Further, it would be advantageous if an improved slag control system would be provided with the capability for eliminating or substantially minimizing irregularities in molten metal flow. Such flow irregularities are undesirable and can contribute to entraining slag into the molten metal through vortex effects or through other effects. The likelihood of entraining slag, or drawing interface slag, into the molten metal increases with time near the end of the tap discharge when the ratio of the steel to the slag in the total flow is relatively low.
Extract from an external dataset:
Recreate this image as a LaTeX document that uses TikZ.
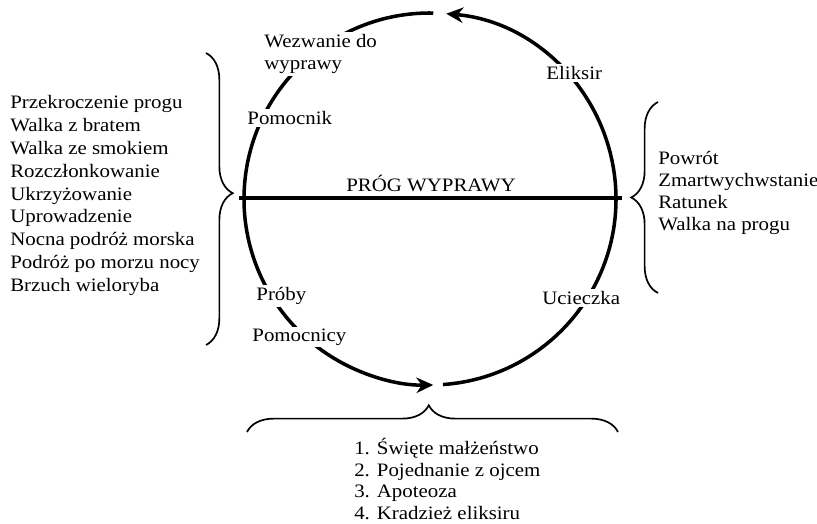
\documentclass[tikz,border=0pt]{standalone}
\usepackage{fontspec}
\setmainfont{Liberation Serif}[FakeStretch=1.1]
\usetikzlibrary{arrows.meta, decorations.pathreplacing}

\begin{document}
\begin{tikzpicture}[x=0.025cm, y=0.025cm,
        lbl/.style={fill=white, inner sep=1.5pt, anchor=west, font=\fontsize{13.5}{15.5}\selectfont},
        lst/.style={inner sep=0pt, anchor=west, align=left, font=\fontsize{13.5}{15.5}\selectfont},
        brc/.style={decorate, decoration={brace, amplitude=19pt}, line width=1.2pt},
        arc/.style={line width=2.5pt, -{Stealth[length=12pt, width=11pt]}}]
                \useasboundingbox (0, 0) rectangle (817, -524);
                \coordinate (c) at (430, -199);

                \draw[arc] ([shift={(89:186)}]c) arc (89:271:186);
                \draw[arc] ([shift={(-86:186)}]c) arc (-86:85:186);

                \coordinate (thl) at (239, -198);
                \coordinate (thr) at (622, -198);
                \draw[line width=2.8pt] (thl) -- (thr);
                \node[lbl, anchor=center, fill=none] (prog) at (431, -183) {PRÓG WYPRAWY};

                \node[lbl, align=left] (wezw) at (262, -54) {Wezwanie do\\wyprawy};
                \node[lbl] (pomk) at (245, -118) {Pomocnik};
                \node[lbl] (elik) at (544, -73) {Eliksir};
                \node[lbl] (proby) at (254, -296) {Próby};
                \node[lbl] (pomc) at (250, -337) {Pomocnicy};
                \node[lbl] (ucie) at (540, -298) {Ucieczka};

                \coordinate (lbt) at (206, -53);
                \coordinate (lbb) at (206, -345);
                \draw[brc, decoration={aspect=0.48}] (lbt) -- (lbb);
                \coordinate (rbb) at (658, -293);
                \coordinate (rbt) at (658, -102);
                \draw[brc] (rbb) -- (rbt);
                \coordinate (bbl) at (247, -432);
                \coordinate (bbr) at (618, -432);
                \draw[brc, decoration={aspect=0.49}] (bbl) -- (bbr);

                \node[lst, font=\fontsize{13.5}{16.3}\selectfont] (przejscie) at (10, -195.5) {Przekroczenie progu\\Walka z bratem\\Walka ze smokiem\\Rozczłonkowanie\\Ukrzyżowanie\\Uprowadzenie\\Nocna podróż morska\\Podróż po morzu nocy\\Brzuch wieloryba};
                \node[lst] (powrot) at (658, -193) {Powrót\\Zmartwychwstanie\\Ratunek\\Walka na progu};
                \node[lst] (nagroda) at (354, -479) {1. Święte małżeństwo\\2. Pojednanie z ojcem\\3. Apoteoza\\4. Kradzież eliksiru};
            \end{tikzpicture}
\end{document}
Of course, the inclusion of slag in the molten steel is undesirable for the reasons discussed in detail above.
Further, it would be desirable to provide an improved slag control system for controlling a discharge of molten metal and slag from a furnace wherein an apparatus for receiving the molten metal and slag is completely detached from the furnace and can be controlled and tilted on its own.
It also would be desirable to provide an improved slag control system for controlling a free-falling discharge of molten metal and slag from a rotating furnace having an apparatus for receiving the molten metal and slag directly from the rotating furnace and which can accommodate movement of the flow impact position of molten metal and slag which occurs from rotation of the furnace during draining of the furnace.
Further, it would be desirable to provide such an improved slag control system, usable with or without a trough from the furnace, which significantly reduces turbulence of the free-falling flow of molten metal and slag, particularly if no trough is utilized, and which is small enough to be positioned and pass under a rotating furnace yet large enough to handle a substantial amount of material at one time.
It also would be desirable to provide an improved slag control system for controlling a discharge of molten metal and slag from a furnace which includes an apparatus for receiving the molten metal and slag that is completely detached from the furnace and which not only can be tilted, but readily can be moved independently in both a vertical direction, a horizontal direction or a combination of both vertical and horizontal directions. Such an apparatus is particularly useful in moving the apparatus to enable any residual molten metal and slag to be completely removed therefrom.
The present invention improvements are directed to minimizing the above-described problems, and the invention provides a number of operating improvements.